Information-age Millennials souring on industrial-age Obama

If you can remember back six years ago, you will recall being told that the Millennial generation — Americans under age 30 — were going to transform America politically and usher in an age of Democratic party domination. Those claims were not implausible if you made straight line extrapolations from the 2008 exit poll. That poll reported that under 30 voted 66 percent to 32 percent for President Obama. Those age 30 and over, one could calculate, voted for Obama by a margin of 50 percent to 49 percent. The only way for Republicans to stay competitive, one might have argued, was to pass a constitutional amendment barring anyone from voting who was born after 1980.

That was then and this is now. The Harvard Institute of Politics has just released its latest survey of Millennials, and reports that among those who say they would definitely vote this year, 51 percent would prefer a Republican-run Congress and 47 percent a Democratic-run Congress. In contrast, in 2010, the IOP poll of Millennials showed that 43 percent favored a Republican-run Congress and 55 percent a Democratic-run Congress.

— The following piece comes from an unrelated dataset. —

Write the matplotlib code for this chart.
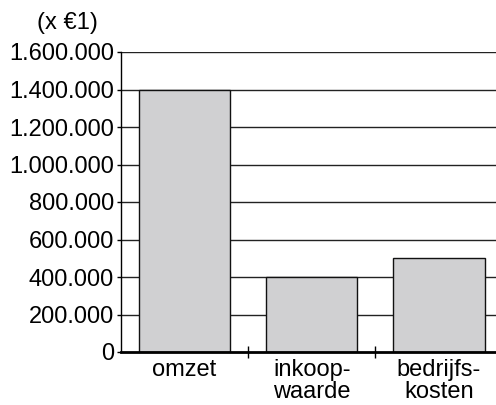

This poll also showed that Obama’s job approval among Millennials has fallen from 47 percent in April to 43 percent today. This is not statistically distinguishable from the 42 percent Obama job approval in the RealClearPolitics average of recent polls.

There are sharp differences between racial groups: Obama job approval is 31 percent among white Millennials, 49 percent among Hispanic Millennials and 78 percent among black Millennials. Note that the Hispanic number is closer to the white number than to the black number. Analysis based on lumping Hispanics with blacks (and Asians) as “nonwhites” — a favorite device of the otherwise insightful Ron Brownstein — misses the sharp differences registered here between Hispanics and blacks. They ain’t a single cohesive bloc.

In a recent Washington Examiner column and a subsequent blog post, I have examined the evidence that Hispanic voters are souring on Obama. The IOP poll is additional evidence in that direction.

“How did the Democrats and Obama screw this up?” asked Canadian Broadcasting Corporation reporter Megan Fitzpatrick on the IOP conference call about the poll. The poll results don’t provide clear answers, but one can guess at some issues on which Millennials have been disappointed. Jobs. Education. Obamcare (which has them subsidizing the peak-net-worth 50-to-64 age group).

This is an information-age generation that wants to customize its own world, that seeks ways to earn success by drawing on their own particular interests and talents. The Obama Democrats have advanced industrial-age policies that have centralized experts making decisions for large masses of people who are treated as identical and very small cogs in a very large machine. That has seemed to me a bad fit. Evidently many Millennials are starting to feel the same way.